* TASK DIRECTIONS:
Give back the lines exactly, from the first one to the line with "from matplotlib.path import Path", both ends included.
==============================
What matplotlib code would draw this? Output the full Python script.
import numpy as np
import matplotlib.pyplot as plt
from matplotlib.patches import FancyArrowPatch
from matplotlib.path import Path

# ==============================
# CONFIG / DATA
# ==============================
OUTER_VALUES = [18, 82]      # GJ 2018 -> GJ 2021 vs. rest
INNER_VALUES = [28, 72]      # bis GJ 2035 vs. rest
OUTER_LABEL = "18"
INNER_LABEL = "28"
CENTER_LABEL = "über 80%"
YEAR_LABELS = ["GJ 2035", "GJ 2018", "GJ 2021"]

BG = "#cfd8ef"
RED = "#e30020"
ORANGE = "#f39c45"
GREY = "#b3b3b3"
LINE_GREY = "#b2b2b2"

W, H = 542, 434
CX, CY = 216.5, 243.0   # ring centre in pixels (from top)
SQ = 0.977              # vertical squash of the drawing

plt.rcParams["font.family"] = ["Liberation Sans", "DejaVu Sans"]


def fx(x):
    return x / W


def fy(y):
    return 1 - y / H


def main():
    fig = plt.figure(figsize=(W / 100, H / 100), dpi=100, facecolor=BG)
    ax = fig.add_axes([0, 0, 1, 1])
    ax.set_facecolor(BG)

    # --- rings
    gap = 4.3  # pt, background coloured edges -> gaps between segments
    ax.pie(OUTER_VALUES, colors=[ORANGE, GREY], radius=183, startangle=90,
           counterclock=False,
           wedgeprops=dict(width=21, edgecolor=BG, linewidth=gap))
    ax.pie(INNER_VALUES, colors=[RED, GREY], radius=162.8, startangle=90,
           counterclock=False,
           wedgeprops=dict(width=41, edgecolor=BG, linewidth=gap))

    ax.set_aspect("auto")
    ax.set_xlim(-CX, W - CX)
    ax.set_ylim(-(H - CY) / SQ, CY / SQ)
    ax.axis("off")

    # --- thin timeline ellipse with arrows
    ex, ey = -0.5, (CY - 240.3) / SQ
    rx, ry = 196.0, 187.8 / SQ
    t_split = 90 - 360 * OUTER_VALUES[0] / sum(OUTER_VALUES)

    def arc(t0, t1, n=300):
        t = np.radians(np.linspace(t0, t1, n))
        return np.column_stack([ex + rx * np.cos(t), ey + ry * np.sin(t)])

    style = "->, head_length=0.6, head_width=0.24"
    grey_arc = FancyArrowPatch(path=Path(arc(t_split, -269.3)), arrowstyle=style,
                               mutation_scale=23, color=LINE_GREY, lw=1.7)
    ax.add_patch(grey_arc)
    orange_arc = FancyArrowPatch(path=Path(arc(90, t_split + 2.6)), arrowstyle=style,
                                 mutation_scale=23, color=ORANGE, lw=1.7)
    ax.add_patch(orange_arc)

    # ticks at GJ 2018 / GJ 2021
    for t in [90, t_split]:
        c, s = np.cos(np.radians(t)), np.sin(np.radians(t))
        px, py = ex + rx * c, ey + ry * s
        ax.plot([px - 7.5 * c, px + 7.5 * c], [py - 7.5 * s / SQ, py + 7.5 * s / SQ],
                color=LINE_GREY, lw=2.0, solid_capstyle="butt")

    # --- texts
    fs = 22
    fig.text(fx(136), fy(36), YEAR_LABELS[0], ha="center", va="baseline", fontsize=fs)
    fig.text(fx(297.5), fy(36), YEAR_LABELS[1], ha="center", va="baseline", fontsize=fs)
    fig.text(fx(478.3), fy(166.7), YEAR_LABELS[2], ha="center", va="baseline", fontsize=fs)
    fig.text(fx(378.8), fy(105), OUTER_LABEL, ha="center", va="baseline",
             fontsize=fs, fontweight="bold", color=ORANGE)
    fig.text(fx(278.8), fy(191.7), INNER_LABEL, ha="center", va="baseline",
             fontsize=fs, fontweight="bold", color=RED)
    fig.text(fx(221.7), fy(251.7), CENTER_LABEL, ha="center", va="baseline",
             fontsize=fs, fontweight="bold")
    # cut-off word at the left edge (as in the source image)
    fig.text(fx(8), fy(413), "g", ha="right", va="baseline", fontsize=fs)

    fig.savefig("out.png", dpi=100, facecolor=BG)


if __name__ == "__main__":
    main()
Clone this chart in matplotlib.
==============================
* RESULT BELOW:
What matplotlib code would draw this? Output the full Python script.
import numpy as np
import matplotlib.pyplot as plt
from matplotlib.patches import FancyArrowPatch
from matplotlib.path import Path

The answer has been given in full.